Winners qualified for the 2025 CONCACAF Gold Cup qualification tournament.

==Seeding==
Teams were seeded based on their results during the group stage of their respective league, in order to determine the pairings.

The match-ups were as follows:

- Play-in 1 (PI1): League A best 5th placed team vs League C best group runner-up
- Play-in 2 (PI2): League A worst 5th placed team vs League C third-best group winner
- Play-in 3 (PI3): League A best 6th placed team vs League C second-best group winner
- Play-in 4 (PI4): League A worst 6th placed team vs League C best group winner

League A 5th and 6th placed teams
| Rank | Grp | Team | Pld | W | D | L | GF | GA | GD | Pts |
|---|---|---|---|---|---|---|---|---|---|---|
| 1 | A | Guadeloupe | 4 | 1 | 1 | 2 | 1 | 4 | −3 | 4 |
| 2 | B | Cuba | 4 | 0 | 3 | 1 | 4 | 6 | −2 | 3 |
| 3 | B | French Guiana | 4 | 0 | 1 | 3 | 4 | 7 | −3 | 1 |
| 4 | A | Guyana | 4 | 0 | 1 | 3 | 5 | 13 | −8 | 1 |

League C group winners and best runner-up
| Rank | Grp | Team | Pld | W | D | L | GF | GA | GD | Pts |
|---|---|---|---|---|---|---|---|---|---|---|
| 1 | A | Barbados | 4 | 4 | 0 | 0 | 17 | 4 | +13 | 12 |
| 2 | B | Belize | 4 | 4 | 0 | 0 | 9 | 0 | +9 | 12 |
| 3 | C | Saint Kitts and Nevis | 4 | 3 | 1 | 0 | 10 | 3 | +7 | 10 |
| 4 | C | Cayman Islands | 4 | 2 | 1 | 1 | 4 | 5 | −1 | 7 |

==Summary==

The first legs were played on 14 and 15 November, and the second legs were played on 18 and 19 November 2024.

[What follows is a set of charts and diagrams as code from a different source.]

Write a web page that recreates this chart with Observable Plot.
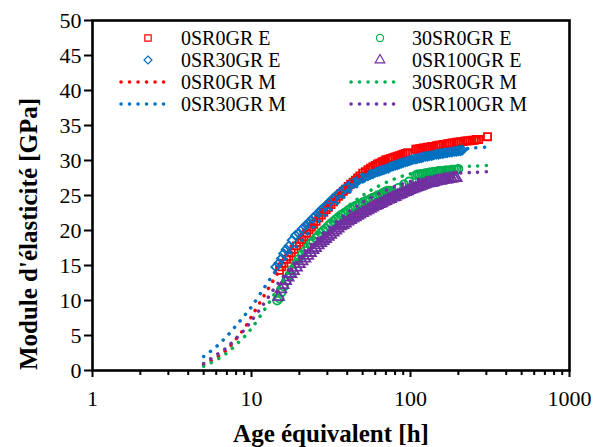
<!DOCTYPE html>
<html><head><meta charset="utf-8">
<script src="https://cdn.jsdelivr.net/npm/d3@7"></script>
<script src="https://cdn.jsdelivr.net/npm/@observablehq/plot@0.6"></script>
<style>body{margin:0;background:#fff}</style>
</head><body><div id="chart"></div>
<script>
// ---- axis ticks ----
const xTicks = [1, 10, 100, 1000];
const xMinorTicks = [2,3,4,5,6,7,8,9,20,30,40,50,60,70,80,90,200,300,400,500,600,700,800,900];
const yTicks = [0,5,10,15,20,25,30,35,40,45,50];

// ---- series names / colours ----
const seriesNames = ["0SR0GR E","30SR0GR E","0SR30GR E","0SR100GR E","0SR0GR M","30SR0GR M","0SR30GR M","0SR100GR M"];
const seriesColors = ["#FF0000","#00B050","#0070C0","#7030A0","#FF0000","#00B050","#0070C0","#7030A0"];
const seriesSymbols = ["square","circle","diamond2","triangle"];

// ---- experimental data (E) ----
const tRedE = [15,15.5,16,16.6,17.2,17.8,18.5,19.2,20,20.7,21.4,22.2,23,23.8,24.6,25.5,26.5,27.5,28.5,29.5,30.5,31.6,32.8,34,35.2,36.5,37.8,39,40.5,42,43.5,45,46.5,48,50,52,54,56,58,60,62,64,66,68,70,72.5,75,77.5,80,82.5,85,87.5,90,93,96,108,111,114,117,120,124,128,132,136,140,145,150,155,160,165,170,176,182,188,194,200,207,214,221,228,236,244,252,260,268,305];
const vRedE = [14.3,14.8,15.3,15.9,16.3,16.8,17.3,17.8,18.3,18.7,19.1,19.6,20.1,20.5,20.9,21.3,21.8,22.2,22.6,23.0,23.3,23.7,24.1,24.5,24.9,25.3,25.6,25.9,26.3,26.6,26.9,27.2,27.5,27.8,28.2,28.4,28.7,28.9,29.1,29.3,29.5,29.6,29.8,29.9,30.1,30.2,30.3,30.4,30.5,30.6,30.7,30.8,30.9,31.0,31.1,31.6,31.6,31.7,31.7,31.8,31.8,31.9,31.9,32.0,32.0,32.1,32.2,32.2,32.3,32.3,32.4,32.4,32.5,32.5,32.6,32.6,32.7,32.7,32.8,32.8,32.8,32.9,32.9,33.0,33.0,33.4];

const tBlueE = [14.2,14.8,15.4,15.9,16.5,17.2,18,18.9,19.8,20.8,21.7,22.6,23.5,24.4,25.3,26.3,27.3,28.3,29.3,30.4,31.5,32.7,33.9,35.1,36.4,37.7,39,40.5,42,43.5,45,46.5,48,50,52,54,56,58,60,62,64,66,68,70,72.5,75,77.5,80,82.5,85,87.5,90,93,96,99,102,105,108,111,114,117,120,124,128,132,136,140,145,150,155,160,165,170,176,182,188,194,200,206,212];
const vBlueE = [14.8,15.3,16.0,16.7,17.3,17.8,18.6,19.3,19.6,20.2,20.6,21.0,21.4,21.8,22.1,22.5,22.9,23.2,23.5,23.9,24.2,24.6,24.9,25.2,25.5,25.8,26.0,26.3,26.5,26.7,26.9,27.1,27.3,27.5,27.7,27.8,28.0,28.1,28.3,28.4,28.5,28.6,28.7,28.8,28.9,29.1,29.2,29.3,29.4,29.5,29.6,29.7,29.8,29.9,30.0,30.1,30.2,30.2,30.3,30.4,30.4,30.5,30.6,30.6,30.7,30.7,30.8,30.9,30.9,31.0,31.0,31.1,31.1,31.2,31.2,31.3,31.3,31.4,31.4,31.5];

const tGreenE = [14.5,15,15.5,16,16.6,17.3,18,18.9,19.8,20.8,21.7,22.6,23.5,24.4,25.3,26.3,27.3,28.3,29.3,30.4,31.5,32.7,33.9,35.1,36.4,37.7,39,40.5,42,43.5,45,46.5,48,50,52,54,56,58,60,62,64,66,68,70,72,74,76,78,84,91,98,108,111,114,117,120,124,128,132,136,140,145,150,155,160,165,170,176,182,188,194,200];
const vGreenE = [10.0,10.3,11.2,12.0,12.8,13.6,14.4,15.2,15.9,16.6,17.1,17.6,18.1,18.5,18.9,19.3,19.7,20.0,20.3,20.7,21.0,21.3,21.6,21.9,22.2,22.4,22.6,22.9,23.1,23.3,23.5,23.6,23.8,24.0,24.2,24.3,24.5,24.7,24.8,25.0,25.1,25.3,25.4,25.6,25.7,25.7,25.6,25.4,26.1,26.6,27.0,27.9,28.0,28.0,28.1,28.1,28.2,28.2,28.3,28.3,28.4,28.4,28.5,28.5,28.5,28.6,28.6,28.6,28.7,28.7,28.7,28.8];

const tPurpleE = [14.8,15.3,15.8,16.4,17,17.7,18.4,19.2,20,20.8,21.7,22.6,23.5,24.4,25.3,26.3,27.3,28.3,29.3,30.4,31.5,32.7,33.9,35.1,36.4,37.7,39,40.5,42,43.5,45,46.5,48,50,52,54,56,58,60,62,64,66,68,70,72.5,75,77.5,80,82.5,85,87.5,90,93,96,99,102,105,108,111,114,117,120,124,128,132,136,140,145,150,155,160,165,170,176,182,188,194];
const vPurpleE = [10.5,11.6,12.2,12.8,13.3,13.8,14.2,14.7,15.2,15.6,16.0,16.4,16.8,17.2,17.5,17.9,18.2,18.5,18.8,19.1,19.4,19.7,20.0,20.3,20.6,20.8,21.0,21.3,21.5,21.7,21.9,22.1,22.3,22.5,22.7,22.9,23.1,23.3,23.5,23.6,23.8,23.9,24.1,24.2,24.4,24.5,24.7,24.8,25.0,25.1,25.2,25.4,25.5,25.6,25.8,25.9,26.0,26.1,26.2,26.3,26.4,26.5,26.6,26.7,26.8,26.8,26.9,27.0,27.1,27.1,27.2,27.3,27.3,27.4,27.4,27.5,27.5];

// ---- model data (M) ----
const tModel = [5,6,7,8,9,10,12,14,17,20,25,30,40,50,60,80,100,130,160,200,250,300];
const vRedM    = [0.8,1.8,3.0,4.5,6.0,7.7,10.7,13.2,16.2,18.4,21.4,23.5,26.4,28.1,29.2,30.6,31.4,32.2,32.6,32.9,33.2,33.4];
const vGreenM  = [0.6,1.5,2.5,3.7,4.8,6.0,8.6,11.0,14.0,16.3,19.0,20.9,23.4,25.0,26.1,27.4,28.1,28.6,28.9,29.1,29.2,29.3];
const vBlueM   = [2.0,3.4,4.9,6.4,7.8,9.1,11.8,14.0,16.4,18.2,20.7,22.5,25.2,26.9,28.0,29.4,30.2,30.9,31.3,31.6,31.8,31.9];
const vPurpleM = [1.0,2.2,3.3,4.6,5.8,7.1,9.6,11.8,14.3,16.2,18.5,20.2,22.5,24.0,25.0,26.3,27.0,27.6,28.0,28.2,28.3,28.4];

const expT = [tRedE, tGreenE, tBlueE, tPurpleE];
const expV = [vRedE, vGreenE, vBlueE, vPurpleE];
const modV = [vRedM, vGreenM, vBlueM, vPurpleM];

const expRows = expT.map((ts, i) => ts.map((t, j) => ({t, v: expV[i][j], s: seriesNames[i]})));
const modRows = modV.map((vs, i) => vs.map((v, j) => ({t: tModel[j], v, s: seriesNames[i + 4]})));

const FONT = "'Liberation Serif', 'Times New Roman', serif";
const marks = [];
expRows.forEach((rows, i) => {
  marks.push(Plot.dot(rows, {x: "t", y: "v", symbol: () => seriesSymbols[i], r: 4, fill: "none", stroke: seriesColors[i], strokeWidth: 1.8}));
});
modRows.forEach((rows, i) => {
  marks.push(Plot.line(rows, {x: "t", y: "v", curve: "catmull-rom", stroke: seriesColors[i + 4], strokeWidth: 3.5, strokeLinecap: "round", strokeDasharray: "0.1 8.4"}));
});

const chart = Plot.plot({
  width: 602, height: 447,
  marginLeft: 92, marginRight: 33, marginTop: 20, marginBottom: 77,
  style: {fontFamily: FONT, fontSize: "22px", color: "#000", background: "#fff"},
  x: {type: "log", domain: [1, 1000]},
  y: {domain: [0, 50]},
  symbol: {type: "identity"},
  marks: [
    ...marks,
    Plot.frame({stroke: "#000", strokeWidth: 2.6}),
    Plot.axisX({ticks: xMinorTicks, tickSize: 5, tickFormat: () => "", strokeWidth: 2, label: null}),
    Plot.axisX({ticks: xTicks, tickSize: 7, tickPadding: 13, tickFormat: d => String(d), strokeWidth: 2, label: null, fontSize: 22, fontFamily: FONT}),
    Plot.axisY({ticks: yTicks, tickSize: 8, tickPadding: 3, tickFormat: d => String(d), strokeWidth: 2, label: null, fontSize: 22, fontFamily: FONT})
  ]
});
document.getElementById("chart").appendChild(chart);

const svg = d3.select(chart);
// axis titles
svg.append("text").attr("x", 331).attr("y", 442).attr("text-anchor", "middle")
  .attr("font-family", FONT).attr("font-weight", "bold").attr("font-size", 25).attr("fill", "#000")
  .text("Age équivalent [h]");
svg.append("text").attr("transform", "translate(37,234) rotate(-90)").attr("text-anchor", "middle")
  .attr("font-family", FONT).attr("font-weight", "bold").attr("font-size", 25).attr("fill", "#000")
  .text("Module d'élasticité [GPa]");

// legend
const legendOrder = [0, 2, 4, 6, 1, 3, 5, 7];
const legendCols = [{sym: 148, line0: 121, line1: 171, text: 181}, {sym: 380, line0: 351, line1: 401, text: 412}];
const rowY = [38, 60, 82, 104];
const lg = svg.append("g");
const symMap = {square: d3.symbolSquare, circle: d3.symbolCircle, diamond2: d3.symbolDiamond2, triangle: d3.symbolTriangle};
legendOrder.forEach((si, k) => {
  const col = legendCols[Math.floor(k / 4)];
  const y = rowY[k % 4];
  const c = seriesColors[si];
  if (si < 4) {
    lg.append("path").attr("d", d3.symbol(symMap[seriesSymbols[si]], 40)())
      .attr("transform", `translate(${col.sym},${y})`).attr("fill", "none").attr("stroke", c).attr("stroke-width", 1.2);
  } else {
    lg.append("line").attr("x1", col.line0).attr("x2", col.line1).attr("y1", y).attr("y2", y)
      .attr("stroke", c).attr("stroke-width", 3.5).attr("stroke-linecap", "round").attr("stroke-dasharray", "0.1 8.4");
  }
  lg.append("text").attr("x", col.text).attr("y", y).attr("dy", "0.35em").attr("text-anchor", "start")
    .attr("font-family", FONT).attr("font-size", 20).attr("fill", "#000").text(seriesNames[si]);
});
</script>
</body></html>
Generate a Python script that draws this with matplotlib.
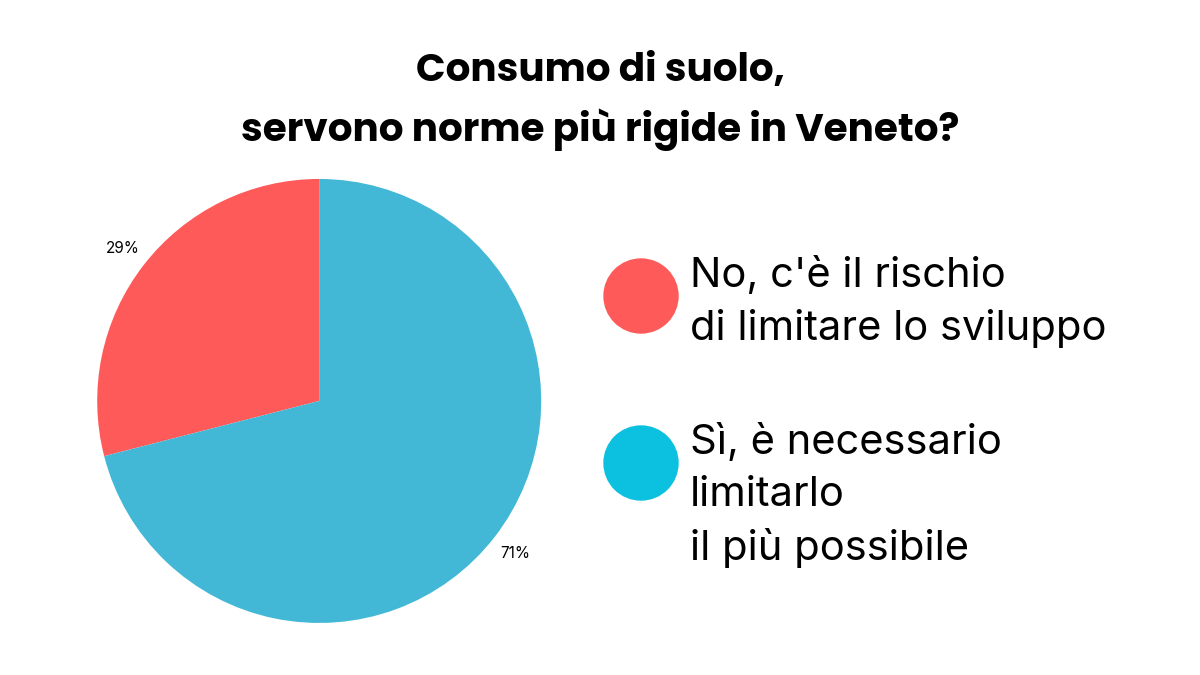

| Team 1 | Agg. Tooltip Aggregate score | Team 2 | 1st leg | 2nd leg |
|---|---|---|---|---|
| Cayman Islands | 0–7 | Guadeloupe | 0–6 | 0–1 |
| Saint Kitts and Nevis | 2–5 | Cuba | 2–1 | 0–4 |
| Belize | 4–3 | French Guiana | 2–1 | 2–2 |
| Barbados | 4–9 | Guyana | 1–4 | 3–5 |

==Matches==
The fixture list was confirmed by CONCACAF on 23 May 2024, with the matchups being confirmed on 16 October 2024. All match times are in EST (UTC−5) as listed by CONCACAF (local times, if different, are in parentheses).

CAY 0-6 GLP
  GLP: Mirval 12', Leborgne 37', Plumain 41', Tille 64', Mixtur 71', Owens 90'

GLP 1-0 CAY
  GLP: Tille 88'

Guadeloupe won 7–0 on aggregate and qualified for the 2025 CONCACAF Gold Cup qualification.
----

SKN 2-1 CUB
  SKN: Sawyers 8', Burley 48'
  CUB: Paradela 40'

CUB 4-0 SKN
  CUB: Hernández 40', Piedra, Paradela 50', Reyes 87' (pen.)

Cuba won 5–2 on aggregate and qualified for the 2025 CONCACAF Gold Cup qualification.
----

BLZ 2-1 GUF
  BLZ: Bernárdez 67' (pen.), Martínez 75'
  GUF: Torvic

GUF 2-2 BLZ
  GUF: Nozile 48', Haabo 89' (pen.)
  BLZ: Lopez 40', Bernárdez 52'

Belize won 4–3 on aggregate and qualified for the 2025 CONCACAF Gold Cup qualification.
----

BRB 1-4 GUY
  BRB: Reid-Stephen 17'
  GUY: Glasgow 26', 59', De Rosario 60', George

GUY 5-3 BRB
  GUY: De Rosario 27', 41', Glasgow 57', Jones
  BRB: Gale 49', 67', Reid-Stephen 63'

Guyana won 9–4 on aggregate and qualified for the 2025 CONCACAF Gold Cup qualification.